Tolkien Gleanings #329
* Inklings-Jahrbuch 41 (2025), containing the proceedings of 2023 conference ‘Defying Death: Immortality and Rebirth in the Fantastic’. Freely available online. Among other items the journal has the German articles…
– “Death and Immortality in Old English setting: Life and after life in Tolkien’s Rohan”.
– “Longevity, immortality and rebirth in Middle-earth”.
– Plus reviews of:
– Essays on the Epic Fantasy of J.R.R. Tolkien & G.R.R. Martin.
– Tolkien Studies Volume XIX and its XIX Supplement.
– J.R.R. Tolkien’s Utopianism and the Classics.
* A new rolling issue of Journal of Tolkien Research has begun, Vol. 22, Issue 2, 2025. First up is the article “Josef Madlener’s “Der Berggeist”: Not the “Origin of Gandalf””. Note also that there’s to be an article on the same topic by a different author in the forthcoming Tolkien Studies journal (2024, but not yet issued), “”The ‘Origin of Gandalf’: Josef Madlener’s Der Berggeist and the Transboundary Mountain Spirit Rubezahl as Purported Sources of Inspiration for Tolkien’s Wizard””.
It’s not mentioned in the article, but I’d add that I can easily find evidence on eBay of the same Josef Madlener’s interest in a cloaked big-booted Gandalf-like shepherd figure, and of the publication of the resulting paintings as postcards.
In the lower two cards the shepherd is praying in the open fields.

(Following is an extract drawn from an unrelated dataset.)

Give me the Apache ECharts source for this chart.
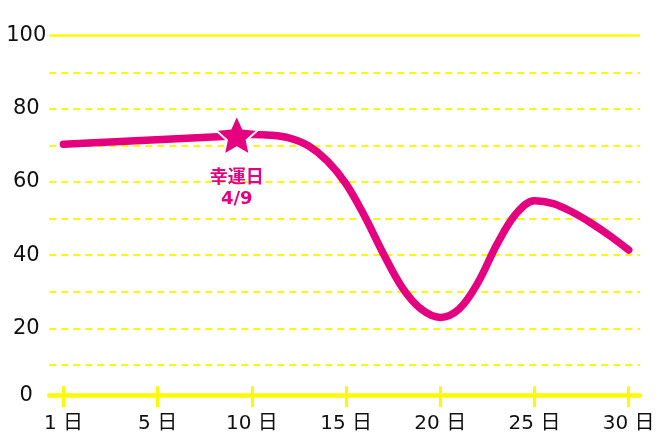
<!DOCTYPE html>
<html>
<head>
<meta charset="utf-8">
<script src="https://cdn.jsdelivr.net/npm/echarts@6/dist/echarts.min.js"></script>
<style>
    html, body { margin: 0; padding: 0; background: #fff; }
    #main { width: 660px; height: 440px; }
</style>
</head>
<body>
<div id="main"></div>
<script>
    // 日付(x)と値(y)
    var days = [0, 9, 10, 11, 12, 13, 14, 15, 16, 17, 18, 19, 20, 21, 22, 23, 24, 25, 26, 27, 28, 29, 30];
    var values = [70.3, 72.6, 73, 72.8, 72, 69.9, 65.8, 59.5, 50.5, 40.2, 31, 25.2, 23, 25.3, 32.5, 42.9, 51.2, 54.9, 54.1, 51.8, 48.8, 45.3, 41.4];

    // 目盛り
    var xTickDays = [0, 5, 10, 15, 20, 25, 30];
    var xTickLabels = ['1 日', '5 日', '10 日', '15 日', '20 日', '25 日', '30 日'];
    var yLabelValues = [0, 20, 40, 60, 80, 100];
    var yDashValues = [10, 20, 30, 40, 50, 60, 70, 80, 90];

    // 幸運日
    var luckyDay = 9.2;
    var luckyValue = 72.9;
    var luckyText = '幸運日\n4/9';

    var yMin = 1.7; // 元の図は0の軸線が少し上にある
    var pink = '#e5007f';
    var yellow = '#fafa00';
    var font = '"DejaVu Sans", "Noto Sans CJK JP", sans-serif';
    var starPath = 'path://M50 0 L63.81 30.99 L97.55 34.55 L72.35 57.26 L79.39 90.45 L50 73.5 L20.61 90.45 L27.65 57.26 L2.45 34.55 L36.19 30.99 Z';

    var lineData = days.map(function (d, i) { return [d, values[i]]; });

    var myChart = echarts.init(document.getElementById('main'));

    var option = {
        animation: false,
        grid: {
            left: 49.3,
            right: 20,
            top: 35.7,
            bottom: 44.7,
            outerBoundsMode: 'none'
        },
        xAxis: [{
            type: 'value',
            min: -0.75,
            max: 30.6,
            axisLine: { show: true, onZero: false, lineStyle: { color: yellow, width: 4.5 } },
            axisTick: { show: true, customValues: xTickDays, length: 12, lineStyle: { color: yellow, width: 3 } },
            axisLabel: {
                customValues: xTickDays,
                margin: 18,
                color: '#111',
                fontSize: 20,
                fontFamily: font,
                formatter: function (v) { return xTickLabels[xTickDays.indexOf(v)]; }
            },
            splitLine: { show: false }
        }, {
            // 軸線の内側に出る目盛り
            type: 'value',
            position: 'bottom',
            min: -0.75,
            max: 30.6,
            axisLine: { show: false, onZero: false },
            axisTick: { show: true, inside: true, customValues: xTickDays, length: 9, lineStyle: { color: yellow, width: 3 } },
            axisLabel: { show: false },
            splitLine: { show: false }
        }],
        yAxis: {
            type: 'value',
            min: yMin,
            max: 100,
            axisLine: { show: false },
            axisTick: { show: false, customValues: yDashValues },
            axisLabel: {
                customValues: yLabelValues.map(function (v) { return Math.max(v, yMin); }),
                align: 'center',
                margin: 23,
                color: '#111',
                fontSize: 21,
                fontFamily: font,
                formatter: function (v) { return v <= yMin ? '0' : String(v); }
            },
            splitLine: { show: true, lineStyle: { color: yellow, width: 2, type: [7, 5] } }
        },
        series: [{
            type: 'line',
            data: lineData,
            smooth: 0.35,
            symbol: 'none',
            lineStyle: { color: pink, width: 7.5, cap: 'round', join: 'round' },
            markLine: {
                silent: true,
                symbol: 'none',
                label: { show: false },
                lineStyle: { color: yellow, width: 2.5, type: 'solid' },
                data: [{ yAxis: 100 }]
            },
            markPoint: {
                silent: true,
                symbol: starPath,
                symbolSize: 42,
                symbolKeepAspect: true,
                itemStyle: { color: pink, borderColor: '#fff', borderWidth: 2 },
                data: [{
                    coord: [luckyDay, luckyValue],
                    label: {
                        show: true,
                        position: 'bottom',
                        distance: 12,
                        formatter: luckyText,
                        color: pink,
                        fontSize: 18,
                        fontWeight: 'bold',
                        lineHeight: 21,
                        fontFamily: font,
                        align: 'center'
                    }
                }]
            }
        }]
    };
    myChart.setOption(option);
</script>
</body>
</html>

The outfit here seems to be the traditional one from Provencal (SE France, neighbouring the Swiss Alps), and indeed it has been celebrated on one of their postage stamps (above). The traditional outfit worn by the Swiss shepherds, those Tolkien might have seen in the Alps in 1911, appears to have been different. Circa 1920, which is the earliest I can find snapshot photos of such men, high mountain Swiss summer shepherds appear to have instead worn long lederhosen, pointy clogs, short tunic, and the well-known ‘fedora + feathers’ Swiss man’s hat.
* Newly released from embargo, the Spanish PhD thesis From Taniquetil to Orodruin: the portrayal of mountains and caves in J.R.R. Tolkien’s Legendarium (2021). In English, and now freely available online.
* The Russell Kirk Center’s University Bookman has a long new review of The Worlds of Dorothy L. Sayers: The Life and Works of the Crime Writer and Poet (2025). Sayer was friends with C.S. Lewis, and was on the fringes of the Inklings circle.
* The author Alan Garner (Weirdstone of Brisingamen, The Owl Service) was also on ‘the fringes of the fringes’ of the Inklings, later. A Reddit comment today spurred me to look up an interview now online at the Robbins Library Digital Projects. In which he said…
“I happened to be [studying at the University of Oxford] just after Professor Tolkien had retired, but he still gave bravura demonstrations of Beowulf. He would walk up and down and declaim it, and I used to go to those performances. That’s when I first heard English, and I was thrilled by simply the drama and the music of it. […] I didn’t know [the Inkling] Charles Williams, but my tutor at Oxford was one of the Inklings. Thus I was on the fringe of all of that, and I’ve no doubt that my tutor talked about things that C.S. Lewis had said the night before.”
* Up for auction with Forum Auctions back in 2019, with the catalogue only now appearing on Archive.org, the signed playbill of a 1967 children’s theatre performance of The Hobbit.
* And finally, an item from the world of fan-fiction. In August 2025 it was reported that… “Faerie, a Tolkien fanfiction [online] archive, is being imported to the Archive of Our Own (AO3)”.